De doodstraf
De Catechismus van de Katholieke Kerk zegt: De
traditionele leer van de kerk sluit niet uit, als de identiteit en de
verantwoordelijkheid van de schuldige voldoende zijn vastgesteld, dat de
toevlucht wordt genomen tot de doodstraf, als dat de enige mogelijke weg is om
mensenlevens effectief te beschermen tegen onrechtmatige aanvallers (2267).
Deze stelling gaat ervan uit dat de identiteit en aansprakelijkheid van de
werkelijk schuldige partij onomstotelijk moeten vaststaan. Maar de doodstraf is
geen absoluut recht van de staat, zoals dat bij het geval van verdediging van
het recht op leven van de onschuldigen wel aan de orde is. In dat geval is het
altijd immoreel doelbewust het leven van een onschuldige persoon te beeindigen,
zoals in het geval van abortus of euthanasie. Paus Johannes Paulus II heeft
ondubbelzinnig in zijn pauselijke encycliek Evangelium vitae (Evangelie van
leven) gezegd: Met de autoriteit die Christus aan Petrus en zijn opvolgers
heeft gegeven
verklaar ik daarom dat het directe en vrijwillige doden van een
onschuldig menselijk wezen altijd een ernstig zedelijk vergrijp is (57).

Als je de onschuldige nooit doelbewust mag doden, hoe zit
dat dan met de schuldige? In navolging van St. Thomas van Aquino bevestigen de
catechismus en de paus dat legitieme verdediging niet alleen een recht is, maar
voor mensen die verantwoordelijk zijn voor het leven van anderen zelfs een
plicht kan zijn. Helaas kun je soms de gewelddadige actie van een onrechtmatige
aanvaller alleen maar voorkomen door dodelijk geweld te gebruiken, zoals een
politieman in functie of een soldaat in oorlogstijd. Maar de zeer belangrijke
beperking is volgens de catechismus: Als echter onbloedige middelen volstaan
om de veiligheid van personen te verdedigen en te beschermen tegen de
aanvaller, moet de overheid zich beperken tot deze middelen (2267).
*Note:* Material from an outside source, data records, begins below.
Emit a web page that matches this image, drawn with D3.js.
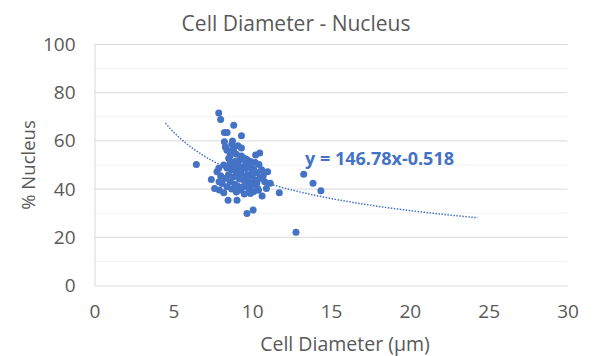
<!DOCTYPE html>
<html><head><meta charset="utf-8">
<script src="https://cdn.jsdelivr.net/npm/d3@7"></script>
<style>body{margin:0;background:#fff}svg{display:block}</style>
</head><body><svg id="c" width="593" height="356"></svg>
<script>
const cellDiameter = [7.88,8.0,8.83,8.24,8.41,9.32,8.24,8.75,8.30,9.32,8.40,8.83,10.48,10.22,6.46,9.32,9.67,8.51,10.43,10.98,7.88,7.77,7.41,7.62,7.92,8.47,9.04,9.67,10.06,10.63,10.9,11.15,11.72,10.35,9.89,9.25,13.27,13.86,14.36,12.78,
 8.6,8.9,9.1,9.4,9.6,9.9,10.1,8.7,9.0,9.3,9.7,10.0,10.3,8.5,8.8,9.2,9.5,9.8,10.2,10.5,8.3,8.6,8.9,9.1,9.4,9.7,10.0,10.3,8.1,8.4,8.7,9.0,9.5,9.8,10.1,8.2,8.6,9.0,9.5,9.9,10.2,8.9,9.2,9.6,10.0,10.6,10.7,8.0,8.8,9.1,9.3,9.6,8.4,10.4,9.0,8.7,7.9,8.2,10.8];
const nucleusPct = [71.6,68.9,66.5,63.5,63.5,62.1,59.6,60.0,57.5,57.1,56.1,55.4,55.0,54.1,50.2,53.7,52.3,52.7,50.2,47.2,48.6,47.2,44.0,40.3,39.6,35.4,35.4,29.9,31.3,37.1,40.3,42.4,38.5,40.3,38.2,39.6,46.2,42.4,39.3,22.1,
 50.5,51.5,50.0,49.2,48.5,49.0,48.2,48.0,47.3,46.5,46.0,45.5,46.8,46.0,45.0,44.2,43.5,43.0,43.8,44.5,44.5,43.0,42.0,41.2,40.8,41.5,41.8,42.5,42.3,41.0,40.0,38.8,38.0,39.8,39.0,50.0,53.8,54.5,52.8,51.5,51.0,49.0,52.0,50.8,47.0,48.0,45.5,45.5,56.5,58.0,48.0,44.8,48.8,39.5,45.8,58.5,43.0,38.5,43.0];
const trendCoef = [146.78, -0.518];
const trendRange = [4.5, 24.3];
const xTicks = [0,5,10,15,20,25,30];
const yTicks = [0,20,40,60,80,100];
const yMinorTicks = [10,30,50,70,90];
const labels = {title:"Cell Diameter - Nucleus", x:"Cell Diameter (µm)", y:"% Nucleus", eq:"y = 146.78x-0.518"};

const svg = d3.select("#c");
const blue = "#4472C4", grey = "#595959";
const x = d3.scaleLinear().domain([0,30]).range([94.5,567.5]);
const y = d3.scaleLinear().domain([0,100]).range([285.5,44.5]);
const font = "'Open Sans', sans-serif";

svg.append("g").selectAll("line").data(yMinorTicks).join("line")
  .attr("x1",x(0)).attr("x2",x(30)).attr("y1",d=>y(d)).attr("y2",d=>y(d))
  .attr("stroke","#f2f2f2").attr("stroke-width",1);
svg.append("g").selectAll("line").data(yTicks.filter(d=>d>0)).join("line")
  .attr("x1",x(0)).attr("x2",x(30)).attr("y1",d=>y(d)).attr("y2",d=>y(d))
  .attr("stroke","#d9d9d9").attr("stroke-width",1);

const xAxis = svg.append("g").attr("transform",`translate(0,${y(0)})`)
  .call(d3.axisBottom(x).tickValues(xTicks).tickSize(0).tickPadding(19));
const yAxis = svg.append("g").attr("transform",`translate(${x(0)},0)`)
  .call(d3.axisLeft(y).tickValues(yTicks).tickSize(0).tickPadding(19));
[xAxis,yAxis].forEach(a=>{
  a.select(".domain").attr("stroke","#d9d9d9");
  a.selectAll("text").attr("fill",grey).style("font-family",font).style("font-size","19px");
});

const tx = d3.range(0,201).map(i=>trendRange[0]+(trendRange[1]-trendRange[0])*i/200);
svg.append("path").datum(tx)
  .attr("d", d3.line().x(d=>x(d)).y(d=>y(trendCoef[0]*Math.pow(d,trendCoef[1]))))
  .attr("fill","none").attr("stroke",blue).attr("stroke-width",1.5).attr("stroke-dasharray","1.5 1.5");

svg.append("g").selectAll("circle").data(cellDiameter.map((d,i)=>[d,nucleusPct[i]])).join("circle")
  .attr("cx",d=>x(d[0])).attr("cy",d=>y(d[1])).attr("r",3.5).attr("fill",blue);

svg.append("text").attr("x",296).attr("y",31).attr("text-anchor","middle")
  .attr("fill",grey).style("font-family",font).style("font-size","21px").text(labels.title);
svg.append("text").attr("x",345).attr("y",351).attr("text-anchor","middle")
  .attr("fill",grey).style("font-family",font).style("font-size","19.5px").text(labels.x);
svg.append("text").attr("transform","translate(35,165) rotate(-90)").attr("text-anchor","middle")
  .attr("fill",grey).style("font-family",font).style("font-size","18.5px").text(labels.y);
svg.append("text").attr("x",305).attr("y",165)
  .attr("fill",blue).style("font-family",font).style("font-size","18px").style("font-weight","bold").text(labels.eq);
</script></body></html>
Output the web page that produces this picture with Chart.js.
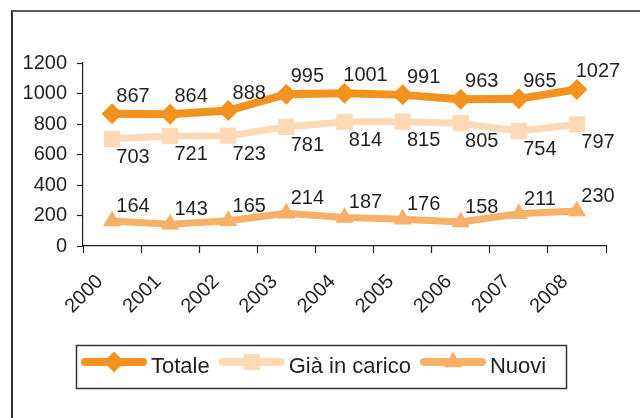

Wat betekent dit allemaal? De Kerk leert dat de staat het
recht bezit om de doodstraf op te leggen, maar dat recht niet onbeperkt of onbelemmerd
mag uitoefenen. Omdat de staat tegenwoordig misdaad effectief kan voorkomen
door de overtreder tegen te houden zonder gebruik van dodelijk geweld, zijn
volgens de catechismus: de gevallen waarin het absoluut noodzakelijk is de
schuldige te doen zeer zeldzaam geworden, als men al niet mag zeggen, dat ze
praktisch niet voorkomen (2267). Deze strenge restrictie op de toepassing van
de doodstraf is geworteld in het feit dat straf niet is bedoeld als
wraakneming, maar als een herstel van de rechtvaardigheid, afschrikking en
mogelijke rehabilitatie. De bekering van de misdadiger is een aspect dat niet
vaak in het publieke debat over de doodstraf naar voren komt.
Hoe zit het nu met terroristen? Op grond van belangrijke
bewijzen, argumenten en logische redenaties is er veel voor te zeggen dat je in
dit geval een beroep mag doen op de regels van een rechtvaardige oorlog. Dit
zou betekenen dat je terroristen voor een militair tribunaal zou kunnen
veroordelen als vijandige strijders. De gedachte hierachter is dat een
terrorist in oorlog is met de in veel gevallen niet-strijdende burgerbevolking.
Degenen die de aanslagen op het World Trade Center op 11 september 2001 hebben
gepleegd, zijn dus geen gewone misdadigers, maar oorlogsmisdadigers.